What you should do
Pick every line from the data that holds the word "React".

Supplied data
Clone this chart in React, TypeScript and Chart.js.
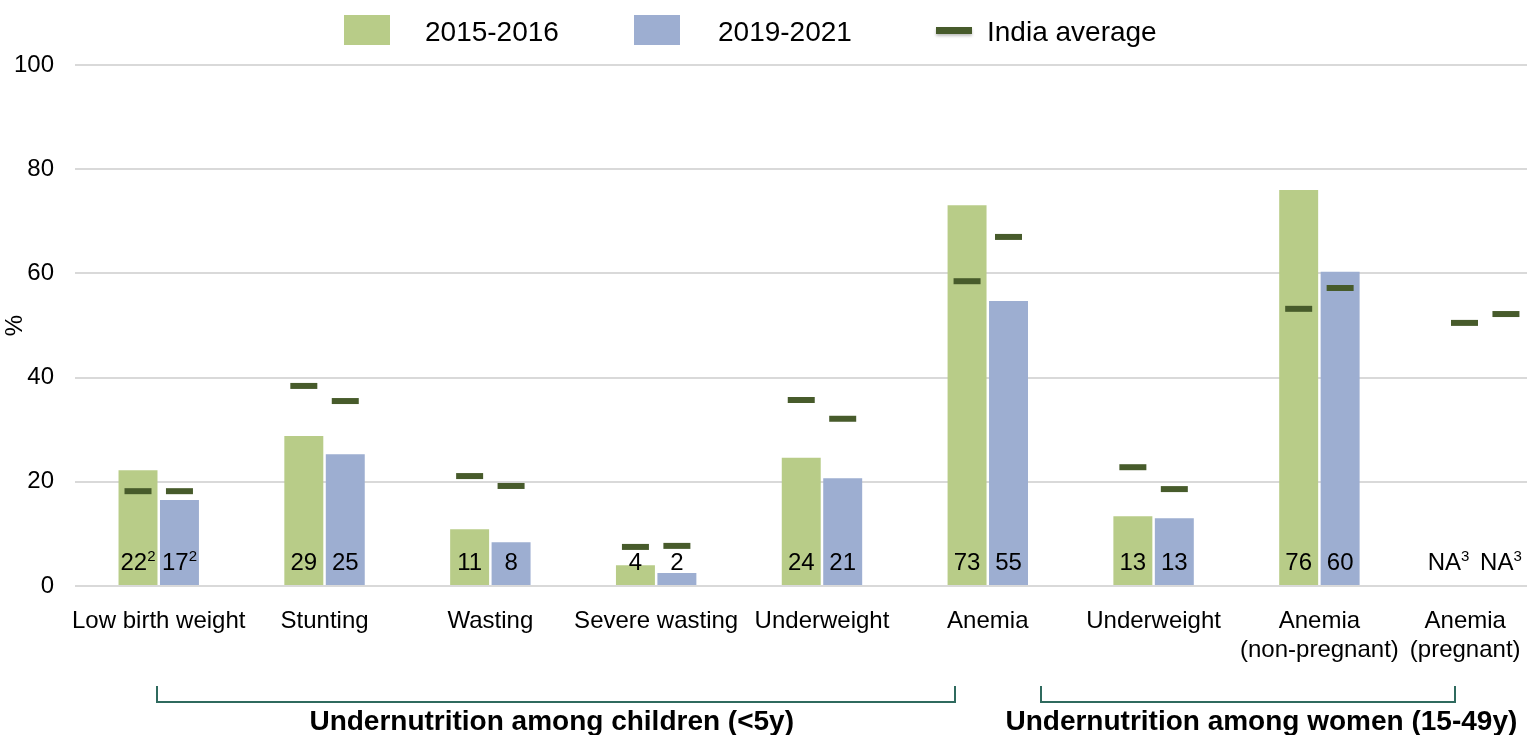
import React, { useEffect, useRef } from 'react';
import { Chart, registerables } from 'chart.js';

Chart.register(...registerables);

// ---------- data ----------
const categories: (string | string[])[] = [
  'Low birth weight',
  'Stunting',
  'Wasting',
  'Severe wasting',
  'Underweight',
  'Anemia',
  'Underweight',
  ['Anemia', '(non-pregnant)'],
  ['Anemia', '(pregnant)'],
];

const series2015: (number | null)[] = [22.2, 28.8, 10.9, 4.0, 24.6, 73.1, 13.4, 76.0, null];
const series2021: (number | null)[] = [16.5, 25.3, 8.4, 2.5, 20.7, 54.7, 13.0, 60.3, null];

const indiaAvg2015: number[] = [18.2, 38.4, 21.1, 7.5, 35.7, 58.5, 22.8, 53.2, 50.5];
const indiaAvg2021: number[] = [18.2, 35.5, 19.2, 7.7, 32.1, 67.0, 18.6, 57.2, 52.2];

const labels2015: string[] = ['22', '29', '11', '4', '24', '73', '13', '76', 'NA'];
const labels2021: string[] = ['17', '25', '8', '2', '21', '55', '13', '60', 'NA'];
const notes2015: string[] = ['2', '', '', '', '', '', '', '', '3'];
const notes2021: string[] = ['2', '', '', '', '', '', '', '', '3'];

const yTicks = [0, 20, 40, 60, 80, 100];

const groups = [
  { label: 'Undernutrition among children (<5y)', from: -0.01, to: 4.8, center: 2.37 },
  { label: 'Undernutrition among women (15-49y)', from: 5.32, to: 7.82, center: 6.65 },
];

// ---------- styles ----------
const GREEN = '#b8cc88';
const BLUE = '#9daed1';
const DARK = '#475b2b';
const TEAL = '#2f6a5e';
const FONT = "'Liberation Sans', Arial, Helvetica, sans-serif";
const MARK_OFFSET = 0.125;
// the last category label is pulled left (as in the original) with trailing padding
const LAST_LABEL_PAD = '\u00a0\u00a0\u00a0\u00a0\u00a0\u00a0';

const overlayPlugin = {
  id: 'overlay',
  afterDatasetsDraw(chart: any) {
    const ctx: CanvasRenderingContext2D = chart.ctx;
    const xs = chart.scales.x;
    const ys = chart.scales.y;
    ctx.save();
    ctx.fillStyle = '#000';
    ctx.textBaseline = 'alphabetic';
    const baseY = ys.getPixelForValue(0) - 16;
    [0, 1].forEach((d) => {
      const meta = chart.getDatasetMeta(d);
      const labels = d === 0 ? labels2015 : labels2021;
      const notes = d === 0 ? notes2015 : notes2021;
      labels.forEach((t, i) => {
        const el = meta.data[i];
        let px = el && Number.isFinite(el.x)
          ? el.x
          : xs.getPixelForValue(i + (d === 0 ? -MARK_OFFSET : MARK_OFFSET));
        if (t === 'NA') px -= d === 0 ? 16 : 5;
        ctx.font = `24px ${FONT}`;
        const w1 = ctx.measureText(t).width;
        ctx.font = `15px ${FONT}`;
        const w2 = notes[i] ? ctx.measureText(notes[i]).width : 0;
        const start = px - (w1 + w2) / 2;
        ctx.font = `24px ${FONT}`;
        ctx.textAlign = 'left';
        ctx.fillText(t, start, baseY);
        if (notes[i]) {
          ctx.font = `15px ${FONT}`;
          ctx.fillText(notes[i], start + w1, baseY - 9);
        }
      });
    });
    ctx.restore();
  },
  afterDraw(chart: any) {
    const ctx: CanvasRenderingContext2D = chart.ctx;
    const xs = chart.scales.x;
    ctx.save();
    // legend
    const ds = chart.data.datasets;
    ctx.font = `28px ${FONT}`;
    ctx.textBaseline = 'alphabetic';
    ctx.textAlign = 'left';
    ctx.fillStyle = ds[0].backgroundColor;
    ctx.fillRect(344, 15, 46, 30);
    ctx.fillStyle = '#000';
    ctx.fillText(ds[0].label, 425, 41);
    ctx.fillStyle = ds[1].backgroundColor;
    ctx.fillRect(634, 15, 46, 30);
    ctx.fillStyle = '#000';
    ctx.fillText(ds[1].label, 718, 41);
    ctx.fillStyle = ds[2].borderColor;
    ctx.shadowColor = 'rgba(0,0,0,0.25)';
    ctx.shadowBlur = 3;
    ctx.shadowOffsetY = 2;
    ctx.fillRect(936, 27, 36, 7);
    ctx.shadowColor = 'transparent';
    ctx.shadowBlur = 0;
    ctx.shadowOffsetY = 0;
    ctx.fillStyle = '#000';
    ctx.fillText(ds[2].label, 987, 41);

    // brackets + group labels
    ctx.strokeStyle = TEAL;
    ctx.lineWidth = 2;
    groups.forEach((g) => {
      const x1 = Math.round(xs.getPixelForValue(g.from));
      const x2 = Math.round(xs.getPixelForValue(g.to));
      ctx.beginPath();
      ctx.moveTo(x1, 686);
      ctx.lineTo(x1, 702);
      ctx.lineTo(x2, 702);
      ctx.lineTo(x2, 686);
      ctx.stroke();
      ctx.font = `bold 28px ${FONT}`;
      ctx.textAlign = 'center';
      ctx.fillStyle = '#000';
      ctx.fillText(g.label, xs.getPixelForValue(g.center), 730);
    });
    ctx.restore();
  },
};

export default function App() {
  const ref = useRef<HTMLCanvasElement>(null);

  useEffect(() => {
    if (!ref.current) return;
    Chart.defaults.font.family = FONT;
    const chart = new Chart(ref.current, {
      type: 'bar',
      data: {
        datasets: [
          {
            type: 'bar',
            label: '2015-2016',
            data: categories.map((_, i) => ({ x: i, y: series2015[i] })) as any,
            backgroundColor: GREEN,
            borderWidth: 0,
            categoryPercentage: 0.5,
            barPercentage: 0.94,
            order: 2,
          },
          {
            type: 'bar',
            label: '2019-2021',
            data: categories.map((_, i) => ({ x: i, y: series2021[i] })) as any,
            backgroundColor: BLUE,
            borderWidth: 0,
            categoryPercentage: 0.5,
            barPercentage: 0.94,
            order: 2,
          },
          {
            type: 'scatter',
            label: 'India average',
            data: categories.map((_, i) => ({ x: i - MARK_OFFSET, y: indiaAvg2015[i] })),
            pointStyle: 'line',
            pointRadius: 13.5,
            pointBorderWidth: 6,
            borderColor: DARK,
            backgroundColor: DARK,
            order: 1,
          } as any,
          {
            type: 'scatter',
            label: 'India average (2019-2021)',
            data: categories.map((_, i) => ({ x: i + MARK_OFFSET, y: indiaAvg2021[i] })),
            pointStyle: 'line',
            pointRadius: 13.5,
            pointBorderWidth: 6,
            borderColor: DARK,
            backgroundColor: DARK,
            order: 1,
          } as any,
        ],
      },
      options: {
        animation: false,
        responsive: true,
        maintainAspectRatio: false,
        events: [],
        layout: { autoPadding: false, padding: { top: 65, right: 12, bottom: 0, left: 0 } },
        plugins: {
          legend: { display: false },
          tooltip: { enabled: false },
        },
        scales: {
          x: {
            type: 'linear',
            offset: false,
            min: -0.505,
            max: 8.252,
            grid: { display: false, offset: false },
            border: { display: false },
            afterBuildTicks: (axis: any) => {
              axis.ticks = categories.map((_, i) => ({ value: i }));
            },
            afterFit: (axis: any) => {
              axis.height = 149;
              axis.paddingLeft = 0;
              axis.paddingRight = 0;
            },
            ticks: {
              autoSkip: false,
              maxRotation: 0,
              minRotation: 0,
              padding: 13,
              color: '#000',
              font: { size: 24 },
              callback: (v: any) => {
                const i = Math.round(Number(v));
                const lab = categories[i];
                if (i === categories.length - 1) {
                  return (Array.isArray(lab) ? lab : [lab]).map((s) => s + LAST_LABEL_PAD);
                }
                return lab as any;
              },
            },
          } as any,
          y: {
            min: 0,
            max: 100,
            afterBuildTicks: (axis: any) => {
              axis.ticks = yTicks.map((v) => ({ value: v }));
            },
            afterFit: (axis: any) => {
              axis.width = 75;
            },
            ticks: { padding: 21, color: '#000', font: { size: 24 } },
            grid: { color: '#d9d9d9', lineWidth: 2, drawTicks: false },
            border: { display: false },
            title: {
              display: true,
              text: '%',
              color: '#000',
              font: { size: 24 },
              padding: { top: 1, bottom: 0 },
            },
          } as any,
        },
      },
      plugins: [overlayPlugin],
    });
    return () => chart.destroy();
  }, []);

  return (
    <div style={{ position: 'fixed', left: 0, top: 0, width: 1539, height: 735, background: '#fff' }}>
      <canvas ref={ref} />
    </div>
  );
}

Result for this task
Clone this chart in React, TypeScript and Chart.js.
import React, { useEffect, useRef } from 'react';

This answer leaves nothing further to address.